Stored data entries
━━━━━━━━

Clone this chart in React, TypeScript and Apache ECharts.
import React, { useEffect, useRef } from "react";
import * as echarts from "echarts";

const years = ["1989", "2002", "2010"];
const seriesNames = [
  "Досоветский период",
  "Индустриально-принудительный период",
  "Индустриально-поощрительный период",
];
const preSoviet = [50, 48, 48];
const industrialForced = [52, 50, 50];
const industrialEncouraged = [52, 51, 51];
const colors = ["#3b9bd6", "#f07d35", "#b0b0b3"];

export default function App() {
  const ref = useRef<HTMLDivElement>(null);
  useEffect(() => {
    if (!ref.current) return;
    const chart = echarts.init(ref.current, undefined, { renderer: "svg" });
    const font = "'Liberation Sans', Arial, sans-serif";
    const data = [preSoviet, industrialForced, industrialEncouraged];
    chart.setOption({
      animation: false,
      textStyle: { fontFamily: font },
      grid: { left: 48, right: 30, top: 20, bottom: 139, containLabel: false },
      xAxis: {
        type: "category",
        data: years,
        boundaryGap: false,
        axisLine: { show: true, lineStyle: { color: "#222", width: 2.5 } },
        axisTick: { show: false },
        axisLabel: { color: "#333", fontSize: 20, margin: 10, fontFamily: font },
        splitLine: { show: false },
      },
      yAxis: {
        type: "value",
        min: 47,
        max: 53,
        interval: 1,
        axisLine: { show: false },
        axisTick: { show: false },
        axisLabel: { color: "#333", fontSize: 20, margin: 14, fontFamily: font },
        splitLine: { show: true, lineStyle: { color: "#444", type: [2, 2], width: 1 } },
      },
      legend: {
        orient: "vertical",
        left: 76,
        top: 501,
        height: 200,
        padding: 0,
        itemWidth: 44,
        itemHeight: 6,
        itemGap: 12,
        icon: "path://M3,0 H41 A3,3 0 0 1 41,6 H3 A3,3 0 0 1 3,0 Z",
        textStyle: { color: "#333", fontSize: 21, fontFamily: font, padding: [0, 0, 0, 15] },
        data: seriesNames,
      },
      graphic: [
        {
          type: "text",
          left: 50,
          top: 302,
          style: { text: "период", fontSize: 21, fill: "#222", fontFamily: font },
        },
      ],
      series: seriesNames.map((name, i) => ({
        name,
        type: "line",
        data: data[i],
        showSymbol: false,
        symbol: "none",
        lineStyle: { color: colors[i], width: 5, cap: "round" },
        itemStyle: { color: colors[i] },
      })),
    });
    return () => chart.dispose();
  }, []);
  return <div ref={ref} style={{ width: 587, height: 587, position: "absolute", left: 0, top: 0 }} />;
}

━━━━━━━━

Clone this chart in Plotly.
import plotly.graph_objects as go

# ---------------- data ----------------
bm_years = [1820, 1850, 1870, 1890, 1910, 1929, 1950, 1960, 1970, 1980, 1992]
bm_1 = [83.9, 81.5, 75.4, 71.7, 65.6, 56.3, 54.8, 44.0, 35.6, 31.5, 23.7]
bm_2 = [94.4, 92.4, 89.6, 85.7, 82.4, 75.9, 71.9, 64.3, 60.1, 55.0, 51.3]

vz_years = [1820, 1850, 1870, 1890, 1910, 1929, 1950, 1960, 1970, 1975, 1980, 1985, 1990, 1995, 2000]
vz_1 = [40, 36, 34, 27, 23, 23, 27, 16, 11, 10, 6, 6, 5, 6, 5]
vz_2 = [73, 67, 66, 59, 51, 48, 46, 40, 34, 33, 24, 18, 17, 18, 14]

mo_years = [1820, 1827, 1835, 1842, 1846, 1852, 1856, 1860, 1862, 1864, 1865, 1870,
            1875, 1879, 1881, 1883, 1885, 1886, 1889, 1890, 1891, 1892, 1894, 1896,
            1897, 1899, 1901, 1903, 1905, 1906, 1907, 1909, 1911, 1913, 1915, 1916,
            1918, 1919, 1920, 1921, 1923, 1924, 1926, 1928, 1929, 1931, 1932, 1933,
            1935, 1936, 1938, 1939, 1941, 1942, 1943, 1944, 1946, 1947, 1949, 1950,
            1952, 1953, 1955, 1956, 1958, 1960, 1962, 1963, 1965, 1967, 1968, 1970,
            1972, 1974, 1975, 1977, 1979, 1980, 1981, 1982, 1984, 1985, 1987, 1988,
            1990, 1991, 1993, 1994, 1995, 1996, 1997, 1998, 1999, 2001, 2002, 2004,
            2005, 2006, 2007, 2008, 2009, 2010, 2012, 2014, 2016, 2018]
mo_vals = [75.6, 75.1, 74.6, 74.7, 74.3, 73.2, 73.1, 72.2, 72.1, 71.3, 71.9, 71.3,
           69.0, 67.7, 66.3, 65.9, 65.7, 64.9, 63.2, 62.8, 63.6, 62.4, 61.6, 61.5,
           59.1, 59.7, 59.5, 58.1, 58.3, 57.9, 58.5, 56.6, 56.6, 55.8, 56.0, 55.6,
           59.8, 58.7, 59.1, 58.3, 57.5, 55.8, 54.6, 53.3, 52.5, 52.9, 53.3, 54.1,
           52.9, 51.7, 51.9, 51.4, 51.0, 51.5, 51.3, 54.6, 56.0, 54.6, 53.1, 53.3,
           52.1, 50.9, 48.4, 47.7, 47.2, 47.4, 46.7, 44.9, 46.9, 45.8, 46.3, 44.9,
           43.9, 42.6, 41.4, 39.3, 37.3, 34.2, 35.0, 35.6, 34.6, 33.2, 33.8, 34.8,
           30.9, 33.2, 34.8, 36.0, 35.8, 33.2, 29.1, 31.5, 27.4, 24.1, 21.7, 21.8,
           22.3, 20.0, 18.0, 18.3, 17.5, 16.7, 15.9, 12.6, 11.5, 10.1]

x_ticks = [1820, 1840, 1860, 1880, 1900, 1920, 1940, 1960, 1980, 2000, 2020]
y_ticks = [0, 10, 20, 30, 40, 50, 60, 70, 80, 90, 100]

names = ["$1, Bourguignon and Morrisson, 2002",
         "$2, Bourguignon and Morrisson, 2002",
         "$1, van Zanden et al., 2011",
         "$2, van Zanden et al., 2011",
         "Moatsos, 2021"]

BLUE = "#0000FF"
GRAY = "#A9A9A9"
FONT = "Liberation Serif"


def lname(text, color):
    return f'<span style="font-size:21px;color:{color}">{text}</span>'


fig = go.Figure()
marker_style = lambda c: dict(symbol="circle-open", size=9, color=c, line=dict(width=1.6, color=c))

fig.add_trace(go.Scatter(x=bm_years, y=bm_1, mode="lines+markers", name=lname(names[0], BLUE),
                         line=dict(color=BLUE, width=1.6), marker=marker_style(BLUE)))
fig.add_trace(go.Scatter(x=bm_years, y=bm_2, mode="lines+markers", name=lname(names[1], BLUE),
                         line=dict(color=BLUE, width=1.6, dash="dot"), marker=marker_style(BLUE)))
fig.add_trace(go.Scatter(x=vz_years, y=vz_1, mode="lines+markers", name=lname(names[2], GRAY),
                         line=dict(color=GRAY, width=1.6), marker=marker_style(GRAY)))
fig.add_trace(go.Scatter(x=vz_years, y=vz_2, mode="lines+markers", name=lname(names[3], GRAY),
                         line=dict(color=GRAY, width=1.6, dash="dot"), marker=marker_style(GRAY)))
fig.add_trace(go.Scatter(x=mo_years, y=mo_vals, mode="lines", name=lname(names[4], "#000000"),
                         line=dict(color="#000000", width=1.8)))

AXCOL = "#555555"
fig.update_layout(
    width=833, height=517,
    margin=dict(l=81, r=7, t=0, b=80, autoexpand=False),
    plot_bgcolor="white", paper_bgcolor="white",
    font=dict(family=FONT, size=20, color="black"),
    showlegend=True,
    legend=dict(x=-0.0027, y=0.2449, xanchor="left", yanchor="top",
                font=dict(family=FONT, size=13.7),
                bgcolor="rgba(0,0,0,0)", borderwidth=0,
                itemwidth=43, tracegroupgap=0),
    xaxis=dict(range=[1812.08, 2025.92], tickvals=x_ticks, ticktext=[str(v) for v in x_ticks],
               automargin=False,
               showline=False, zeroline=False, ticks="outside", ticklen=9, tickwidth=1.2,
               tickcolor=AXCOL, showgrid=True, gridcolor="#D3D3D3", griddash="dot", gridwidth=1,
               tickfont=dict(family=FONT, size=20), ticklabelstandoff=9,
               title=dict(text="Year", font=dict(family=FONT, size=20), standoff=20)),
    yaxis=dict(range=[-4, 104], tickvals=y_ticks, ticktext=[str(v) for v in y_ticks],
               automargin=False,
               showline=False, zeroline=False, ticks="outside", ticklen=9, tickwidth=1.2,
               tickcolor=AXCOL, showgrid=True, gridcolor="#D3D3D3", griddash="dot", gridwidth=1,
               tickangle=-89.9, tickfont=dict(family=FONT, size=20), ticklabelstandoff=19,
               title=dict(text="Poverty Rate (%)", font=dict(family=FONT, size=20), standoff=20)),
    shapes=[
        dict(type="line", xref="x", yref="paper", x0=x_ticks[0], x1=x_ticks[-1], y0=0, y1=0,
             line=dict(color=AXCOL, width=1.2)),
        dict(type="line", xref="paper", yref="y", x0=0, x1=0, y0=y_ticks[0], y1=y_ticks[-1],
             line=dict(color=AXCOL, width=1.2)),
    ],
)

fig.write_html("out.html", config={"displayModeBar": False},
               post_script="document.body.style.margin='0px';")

━━━━━━━━

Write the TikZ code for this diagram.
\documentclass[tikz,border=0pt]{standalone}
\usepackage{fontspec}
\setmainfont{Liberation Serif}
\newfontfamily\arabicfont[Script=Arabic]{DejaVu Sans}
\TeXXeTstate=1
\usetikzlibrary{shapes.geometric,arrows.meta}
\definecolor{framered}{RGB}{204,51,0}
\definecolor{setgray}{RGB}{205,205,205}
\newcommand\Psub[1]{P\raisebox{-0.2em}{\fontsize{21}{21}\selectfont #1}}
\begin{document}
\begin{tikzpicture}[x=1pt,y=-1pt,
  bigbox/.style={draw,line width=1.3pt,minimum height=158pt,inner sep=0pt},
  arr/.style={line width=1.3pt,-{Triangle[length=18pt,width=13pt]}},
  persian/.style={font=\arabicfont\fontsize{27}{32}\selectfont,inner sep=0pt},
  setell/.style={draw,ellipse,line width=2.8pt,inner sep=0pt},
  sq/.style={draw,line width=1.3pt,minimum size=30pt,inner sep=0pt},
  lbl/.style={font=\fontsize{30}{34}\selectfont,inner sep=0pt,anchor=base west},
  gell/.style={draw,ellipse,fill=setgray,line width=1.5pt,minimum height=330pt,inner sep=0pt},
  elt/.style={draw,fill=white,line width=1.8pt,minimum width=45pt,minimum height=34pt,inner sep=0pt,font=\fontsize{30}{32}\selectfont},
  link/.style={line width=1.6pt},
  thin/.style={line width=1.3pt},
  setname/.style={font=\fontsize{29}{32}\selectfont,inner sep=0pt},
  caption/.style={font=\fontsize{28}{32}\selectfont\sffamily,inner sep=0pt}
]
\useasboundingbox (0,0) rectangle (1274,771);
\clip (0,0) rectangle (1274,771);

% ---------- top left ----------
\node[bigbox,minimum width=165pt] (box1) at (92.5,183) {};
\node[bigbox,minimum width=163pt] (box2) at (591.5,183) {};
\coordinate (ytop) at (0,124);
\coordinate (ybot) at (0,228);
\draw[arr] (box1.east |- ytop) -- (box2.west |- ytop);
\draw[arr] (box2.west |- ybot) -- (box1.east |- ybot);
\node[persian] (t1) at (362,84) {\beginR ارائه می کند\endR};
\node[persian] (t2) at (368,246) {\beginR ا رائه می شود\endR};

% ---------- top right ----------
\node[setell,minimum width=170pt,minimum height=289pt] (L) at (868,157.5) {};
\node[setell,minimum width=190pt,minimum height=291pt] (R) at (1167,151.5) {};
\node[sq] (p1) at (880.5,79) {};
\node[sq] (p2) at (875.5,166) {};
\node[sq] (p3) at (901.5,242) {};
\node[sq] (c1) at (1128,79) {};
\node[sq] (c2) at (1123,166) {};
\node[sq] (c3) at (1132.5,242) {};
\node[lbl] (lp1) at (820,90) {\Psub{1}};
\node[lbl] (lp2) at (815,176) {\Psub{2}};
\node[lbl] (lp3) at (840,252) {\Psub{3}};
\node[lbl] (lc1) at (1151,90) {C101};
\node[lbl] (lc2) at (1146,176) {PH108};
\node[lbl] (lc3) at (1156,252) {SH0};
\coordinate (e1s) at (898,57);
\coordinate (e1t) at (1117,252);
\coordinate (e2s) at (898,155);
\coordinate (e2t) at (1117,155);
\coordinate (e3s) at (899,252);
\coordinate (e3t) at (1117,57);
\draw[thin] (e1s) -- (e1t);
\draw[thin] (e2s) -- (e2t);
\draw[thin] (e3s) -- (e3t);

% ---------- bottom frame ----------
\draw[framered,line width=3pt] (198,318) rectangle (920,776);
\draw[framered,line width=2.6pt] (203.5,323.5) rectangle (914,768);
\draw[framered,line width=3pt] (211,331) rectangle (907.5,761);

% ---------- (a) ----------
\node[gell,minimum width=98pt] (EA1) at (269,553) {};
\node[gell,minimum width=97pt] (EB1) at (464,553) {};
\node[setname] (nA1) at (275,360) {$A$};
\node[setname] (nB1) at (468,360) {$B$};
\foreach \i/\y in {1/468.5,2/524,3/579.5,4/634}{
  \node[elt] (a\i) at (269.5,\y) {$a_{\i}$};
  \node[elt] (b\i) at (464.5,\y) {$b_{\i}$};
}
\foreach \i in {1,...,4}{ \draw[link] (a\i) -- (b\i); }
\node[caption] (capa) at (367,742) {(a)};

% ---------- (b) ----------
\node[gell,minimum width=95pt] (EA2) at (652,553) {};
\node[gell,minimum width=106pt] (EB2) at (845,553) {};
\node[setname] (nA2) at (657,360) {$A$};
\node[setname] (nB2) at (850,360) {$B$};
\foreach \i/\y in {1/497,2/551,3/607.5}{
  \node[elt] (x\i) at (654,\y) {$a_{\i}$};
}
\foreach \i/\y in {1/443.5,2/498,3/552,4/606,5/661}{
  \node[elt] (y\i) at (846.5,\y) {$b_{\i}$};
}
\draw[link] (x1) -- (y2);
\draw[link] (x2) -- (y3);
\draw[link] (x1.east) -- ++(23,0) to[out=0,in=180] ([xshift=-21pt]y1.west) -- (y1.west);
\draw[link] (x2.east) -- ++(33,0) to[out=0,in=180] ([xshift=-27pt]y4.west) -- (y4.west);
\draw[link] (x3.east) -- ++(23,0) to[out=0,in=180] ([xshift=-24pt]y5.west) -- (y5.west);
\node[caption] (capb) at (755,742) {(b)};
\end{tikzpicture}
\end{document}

━━━━━━━━

▸ **What you will do**
Reproduce the lines exactly, taking as the first line the one with "Clone this chart in React, TypeScript" and as the last line the one with "import * as", and include nothing else.

▸ **Written answer**
Clone this chart in React, TypeScript and Apache ECharts.
import React, { useEffect, useRef } from "react";
import * as echarts from "echarts";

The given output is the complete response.